In the central Indian state of
Madhya Pradesh there’s chaos, and it’s all because of onions.
Farmers are throwing their produce away, or selling it for virtually nothing.
After strong prices last year, farmers planted many more onions this year. It’s created a bumper harvest, which has flooded the market and caused prices to crash.
Shuriah Niazi has the story.
In the city of Indore, farmers are protesting against the abysmal drop in prices because of the onion glut.
Amost 5,000 kilograms of onions have been tossed. Discarded, they now line the roadsides of Madhya Pradesh. They are even becoming a traffic problem.
Last year, onions sold for as high as $1.20 per kilogram, prompting farmers to shift to planting them this year.
But this year volatile prices have hit farmers hard, says onion farmer Makhan Patel.
“We have lost the money we invested in the crop. We have gained nothing by going for onions. We should get at least 20 cents per kilogram, only then we will recover our costs and be able to survive,” Patel explains.
Onions are an essential ingerdient to any Indian dish. In the past, high prices of onions have sparked unrest and outrage. But this year it is the opposite problem.
Farmer Raj Patidar explains.
“When the prices of onions were high the government stopped all exports.

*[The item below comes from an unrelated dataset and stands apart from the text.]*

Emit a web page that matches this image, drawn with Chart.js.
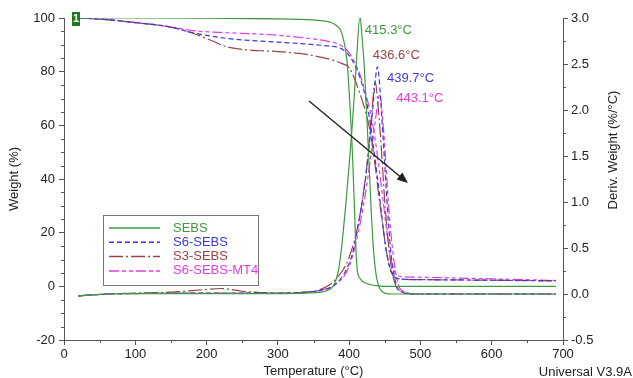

Authorities even raided premises of farmers and traders so that stocked onions could be sold in the market,” Patidar says.
“But this year it is opposite. No one has come forward to help onion growers who have incurred huge losses.”
As a mark of solidarity with the aggrieved farmers, the state opposition Congress party recently staged a protest demanding higher prices for onions.
Farmers feel that scarcity and high prices over the last few years encouraged them to plant more onions this year.
Rajendra Sharma is the President of the Onion and Potato Association of India.
“The farmers are suffering because during the last two to three years the prices of onions were quite high. Anticipating a good demand for onions, farmers this year planted more, leading to surplus production and a price crash,” Sharma says.
Indian Prime Minister Narendra Modi launched an “E-mandi” scheme in April this year.
The scheme joined 600 vegetable markets throughout the country under the National Agriculture Market Portal, allowing farmers to sell their produce to the market with the best price.
However, experts say the inititaive hasn’t really benefited farmers that much, who as smallholders, can’t afford the transportation costs.
Rajendra Sharma explains.
“The E-mandi is not going to help farmers in any way in India right now. Such initiatives are helpful in developed countries only, where each and every produce is graded and brought to the market. Here we have large number of farmers who are having small land holdings so they are not going to get any benefit.”
Those who are benefiting most from the onion crisis are middlemen, who aren’t really selling the onions for that cheap.
It means that on the one hand farmers are suffering because of low prices, and on the other consumers are not getting the real benefit of low prices.
Consumers, like housewife Hemlata Agrawal, believe that farmers should be doing better.
“Middlemen and traders are the real beneficiaries. They are exploiting the situation. Neither we the consumers, nor the farmers are getting any benefit,” Agrawal complained.
Earlier this month the Madhya Pradesh state government decided to offer some help.
They are buying onions for about 10 cents a kilogram, but they can’t buy them all.
With a history of high farmer suicides in the state, experts are worried another crisis could trigger an outbreak of depression among farmers.